━━━━━ DATA ROWS
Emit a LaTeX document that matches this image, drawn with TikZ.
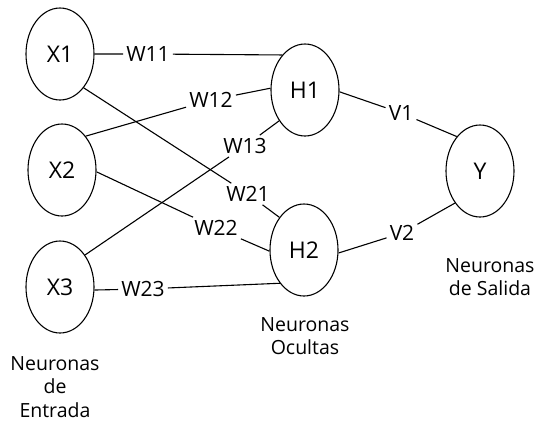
\documentclass[tikz,border=0pt]{standalone}
\usepackage{fontspec}
\setmainfont{Open Sans}
\usetikzlibrary{shapes.geometric}
\begin{document}
\begin{tikzpicture}[x=1pt,y=-1pt,
  neuron/.style={ellipse,draw,line width=1.1pt,minimum width=68pt,minimum height=92pt,inner sep=0pt,font=\fontsize{23}{26}\selectfont},
  wlabel/.style={inner sep=3pt,font=\fontsize{21}{24}\selectfont},
  caption/.style={align=center,anchor=north,inner sep=0pt,font=\fontsize{19.5}{23.5}\selectfont},
  conn/.style={line width=1.1pt}]
\useasboundingbox[fill=white] (0,0) rectangle (534,426);
\node[neuron] (X1) at (60,54) {X1};
\node[neuron] (X2) at (62,170) {X2};
\node[neuron] (X3) at (60,287) {X3};
\node[neuron] (H1) at (305,90) {H1};
\node[neuron] (H2) at (304,250) {H2};
\node[neuron] (Y) at (480,171) {Y};
\node[wlabel] (w11) at (148,54) {W11};
\node[wlabel] (w12) at (211,100) {W12};
\node[wlabel] (w13) at (245,146) {W13};
\node[wlabel] (w21) at (248,194) {W21};
\node[wlabel] (w22) at (216,228) {W22};
\node[wlabel] (w23) at (143,289) {W23};
\node[wlabel] (v1) at (401,113) {V1};
\node[wlabel] (v2) at (402,233) {V2};
\draw[conn] (X1.east) -- (w11) -- (H1.123);
\draw[conn] (X2.55) -- (w12) -- (H1.177);
\draw[conn] (X3.52) -- (w13) -- (H1.230);
\draw[conn] (X1.-55) -- (w21) -- (H2.127);
\draw[conn] (X2.-3) -- (w22) -- (H2.182);
\draw[conn] (X3.-5) -- (w23) -- (H2.234);
\draw[conn] (H1.-3) -- (v1) -- (Y.124);
\draw[conn] (H2.-5) -- (v2) -- (Y.232);
\node[caption] (cin) at (55,356) {Neuronas\\de\\Entrada};
\node[caption] (chid) at (305,317) {Neuronas\\Ocultas};
\node[caption] (cout) at (490,258) {Neuronas\\de Salida};
\end{tikzpicture}
\end{document}
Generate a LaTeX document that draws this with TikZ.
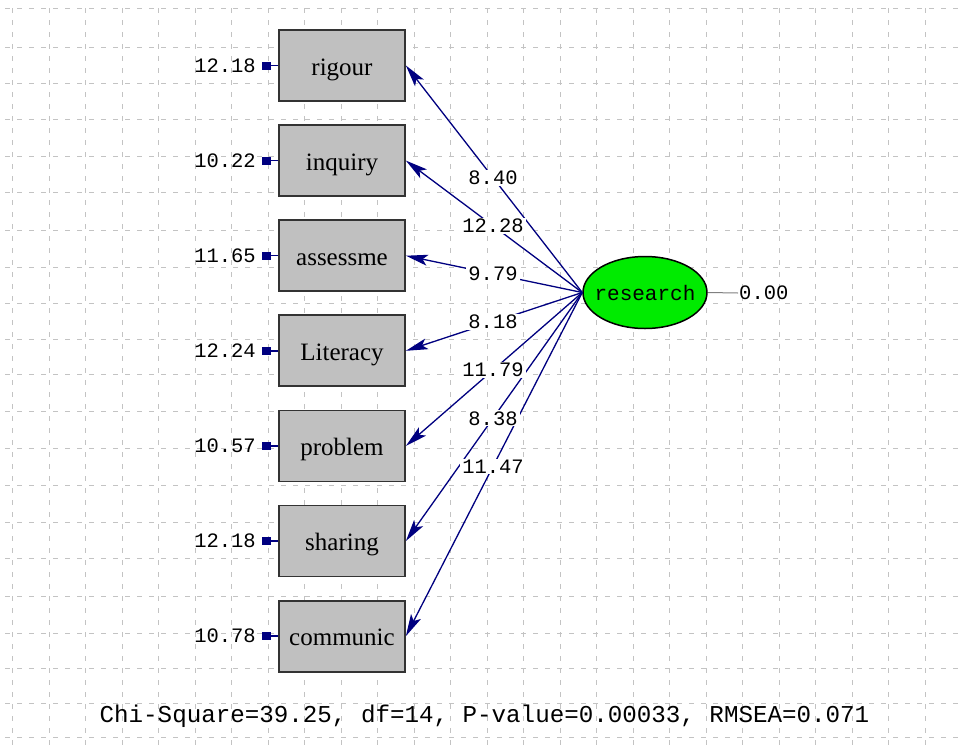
━━━━━━━━━━
__TASK REQUIREMENTS__
Copy the material above exactly and drop the pictures.

__ANSWER__
Emit a LaTeX document that matches this image, drawn with TikZ.
\documentclass[tikz,border=0pt]{standalone}
\usepackage{fontspec}
\setmainfont{Open Sans}
\usetikzlibrary{shapes.geometric}
\begin{document}
\begin{tikzpicture}[x=1pt,y=-1pt,
  neuron/.style={ellipse,draw,line width=1.1pt,minimum width=68pt,minimum height=92pt,inner sep=0pt,font=\fontsize{23}{26}\selectfont},
  wlabel/.style={inner sep=3pt,font=\fontsize{21}{24}\selectfont},
  caption/.style={align=center,anchor=north,inner sep=0pt,font=\fontsize{19.5}{23.5}\selectfont},
  conn/.style={line width=1.1pt}]
\useasboundingbox[fill=white] (0,0) rectangle (534,426);
\node[neuron] (X1) at (60,54) {X1};
\node[neuron] (X2) at (62,170) {X2};
\node[neuron] (X3) at (60,287) {X3};
\node[neuron] (H1) at (305,90) {H1};
\node[neuron] (H2) at (304,250) {H2};
\node[neuron] (Y) at (480,171) {Y};
\node[wlabel] (w11) at (148,54) {W11};
\node[wlabel] (w12) at (211,100) {W12};
\node[wlabel] (w13) at (245,146) {W13};
\node[wlabel] (w21) at (248,194) {W21};
\node[wlabel] (w22) at (216,228) {W22};
\node[wlabel] (w23) at (143,289) {W23};
\node[wlabel] (v1) at (401,113) {V1};
\node[wlabel] (v2) at (402,233) {V2};
\draw[conn] (X1.east) -- (w11) -- (H1.123);
\draw[conn] (X2.55) -- (w12) -- (H1.177);
\draw[conn] (X3.52) -- (w13) -- (H1.230);
\draw[conn] (X1.-55) -- (w21) -- (H2.127);
\draw[conn] (X2.-3) -- (w22) -- (H2.182);
\draw[conn] (X3.-5) -- (w23) -- (H2.234);
\draw[conn] (H1.-3) -- (v1) -- (Y.124);
\draw[conn] (H2.-5) -- (v2) -- (Y.232);
\node[caption] (cin) at (55,356) {Neuronas\\de\\Entrada};
\node[caption] (chid) at (305,317) {Neuronas\\Ocultas};
\node[caption] (cout) at (490,258) {Neuronas\\de Salida};
\end{tikzpicture}
\end{document}
Generate a LaTeX document that draws this with TikZ.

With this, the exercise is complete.